MVCI will open a series of adjunct preview galleries, out of which all four of its local timeshare properties will be sold. The first gallery opened in May at the Waikiki Shopping Center, but may be converted to an eastbound visitors’ gallery when the second gallery comes on line at the Waikiki Beach Marriott early next year. The third gallery will be at the Ko Olina Beach Club and is scheduled to open in October 2001.

Marriott is one of several giants extending its far-reaching marketing arms around the globe to strengthen brand awareness and increase profit margins. “It’s profitable and it locks in your brand loyalty,” Kosmin says of the big-name brand explosion in Hawaii.
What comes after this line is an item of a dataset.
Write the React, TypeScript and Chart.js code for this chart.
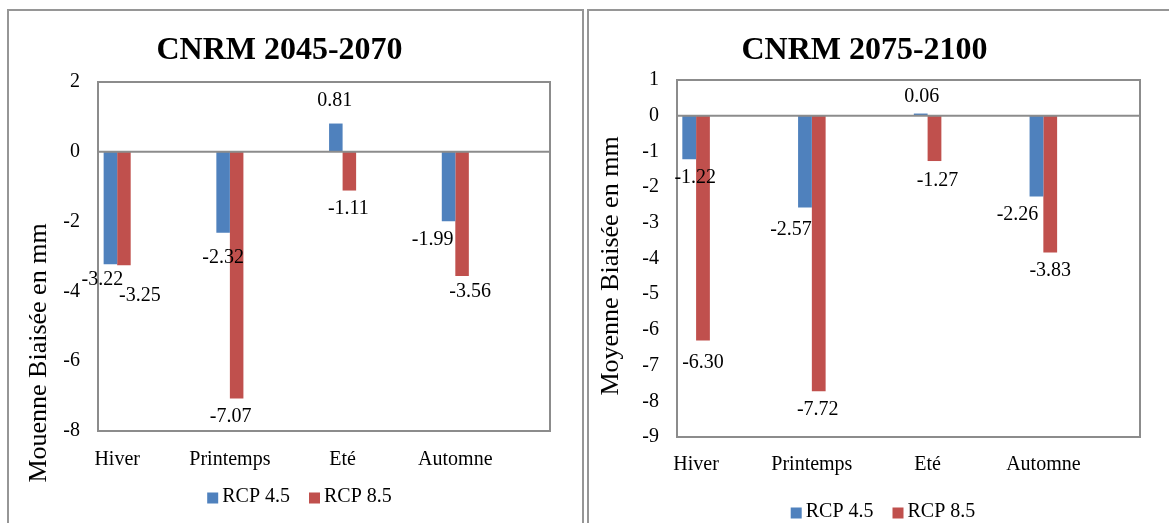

While some fear that the blanketing of local hotels by large chains will eventually eat away at the lesser-known independent chains, Brown says it’s rather a result of the smaller brands not being able to survive in this competitive market. “The reason you see a lot of hotels change and go to major brands is because they bring globalization into play and they can pull from a multitude of markets,” he says. “Unless you have a really clear niche, like the Halekulani, for example, it is very difficult to survive in this business world today, because you don’t have the broad scope, the marketing, the distribution, the leveraging that you need to operate from a profitable standpoint.”

And as Hawaii struggles to reinvigorate declining tourist numbers, it only makes sense for hotel owners to seek out world-renowned management companies with the deep pockets to provide extensive makeovers and loyal guests to fill rooms. What it means for Marriott is more opportunities for branding. What it means for Hawaii is a great marketing tool. Unlike Monopoly, in this game, everyone’s a winner.